Jonah Schuhart, Contributing Writer
While a well-written story or a beautiful soundtrack can make a game great, no creative element of a video game contributes to its lifespan and reputation like gameplay. Gameplay is complex when it stops holding the player’s hand by making the solution to every problem obvious. Anytime it is left up to the player to display mastery of a game’s mechanics by using them creatively to develop their own strategies, the game has displayed a level of complexity. The game’s complexity is directly related to how often the player must do this and how advanced their strategies must become.
The benefit of this is that as players gain skill in a game and understand its complexities, the more attached they become to it until a community forms around the game. This is beneficial for gamers and developers alike because it means players get more enjoyment out of their games and developers now have a reliable clientele. It also means that the game stays culturally relevant for longer.
Just take a look at The Legend of Zelda: Ocarina of Time. That game is now 20 years old, but people are still playing it to this day. It’s not even that challenging, and at first, it doesn’t seem that deep. After all, it was designed as a game for children. But if a person considered speedrunning the game, they might discover glitches and exploits that add complexity to an otherwise straightforward experience.
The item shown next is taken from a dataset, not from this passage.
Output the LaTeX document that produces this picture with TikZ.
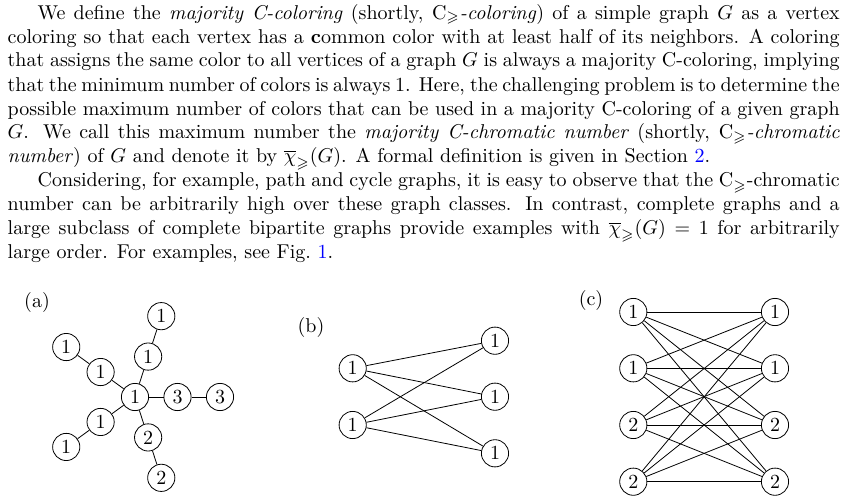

Top Zelda speedrunners can beat the game in less than 30 minutes, bypassing a good majority of the game and skipping to the final boss after the first dungeon. Yes, it’s possible to skip from the game’s first boss to its final boss in a matter of minutes by tricking the game into thinking Link’s bottle is his Ocarina, and using that while backflipping onto a very specific spot on the first dungeon’s portal. The end result is that when Link finally does warp, it’s to the game’s final area. From there, speedrunners are forced to fight the final boss with basic items and no sword. Getting to that point takes players no small amount of skill or dedication, but it took decades of blind experimentation to discover. So whether they intended to or not, Nintendo actually created one of the deepest games in speedrunning history.
Compare that to titles like Telltale’s The Walking Dead and Detroit: Become Human. These games may have good storylines, but they hamper the interactive aspects video games were created for to push for a more “cinematic” experience. This results in a game comprised of nothing but quick-time events and dialogue prompts which fail to provide an engaging, interactive experience for very long. The only thing for players to explore in these games is the plot itself — once the player has gone through all of the branching story pathways, there’s not much else left for them to do. These games also have speedrunning communities, but it’s rare to find one as large or developed as ones for more interactive games.
This is not to say those games aren’t worth playing. But the longest-lasting communities belong to games that offer a gameplay experience people can work through for years and still not know everything about. Competitive games are especially good at this because they only get deeper as players develop more strategies and counter-strategies to gain an advantage over one another.
It’s why people are still playing old games like Tetris, and it’s why Super Smash Bros. Melee is still an esports staple. Those games are complex enough that — decades after their releases — players keep discovering new techniques and strategies, never getting bored and always pushing the limits of each others skills.